The written release must: (1) specify the records that may be disclosed, (2) state the purpose of the disclosure, and (3) identify the party or class of parties to whom the disclosure may be made. This information can be included in the informed consent presented to participants for participation in the research study. 

Examples of working with FERPA-protected data at the University of Tennessee, Knoxville:

A professor wants to conduct research on how first-year college students are adjusting to the transition to college. She asks instructors of First-Year Studies courses to give her the email addresses of their students so that she can send them a recruitment flyer about the study.

This recruitment method would require the course instructors to violate FERPA because course rosters are FERPA-protected and cannot be released for research purposes without student consent. An alternative option would be for the professor to ask instructors of First-Year Studies courses to share a recruitment flyer with their students on her behalf.

A graduate student wants to conduct research on how student grades differ for classes that are taught online versus in-person. A faculty member in her department (who is not affiliated with the research) is teaching two sections of an English Course – one is online, and one is in person. The graduate student asks the faculty member to share de-identified exam scores for each course so that she can compare them to each other. No direct or indirect identifiers will be included in the data that is shared and there is no code key that would allow for re-identification of students.
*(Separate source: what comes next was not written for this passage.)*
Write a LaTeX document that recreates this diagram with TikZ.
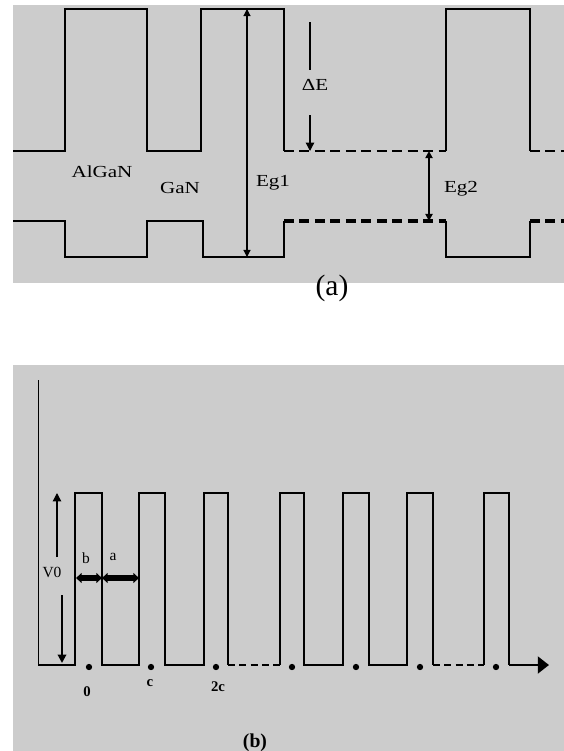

This study does not violate FERPA regulations. Although student grades are being shared for research purposes, they are not being shared in an identifiable manner.

If student demographic data was being shared along with the grades, there is the possibility that the data may become identifiable. For example, if student gender and race were shared and there was only one black female student in the online course, that individual student’s grades would be able to be identified even though her name wasn’t shared. In this case, written consent from the students would be required for this research.

A faculty member wants to conduct research on whether student anxiety about math is related to their exam scores in his Economics course. Students who participate in the study will be asked to complete a survey that assesses their anxiety about math, and this will be correlated to their exam scores throughout the semester.

Although the faculty member has access to student exam scores for teaching purposes, he must obtain written consent from the students to use them for research purposes. This research does not violate FERPA as long as students give written consent for their exam scores to be used for the research.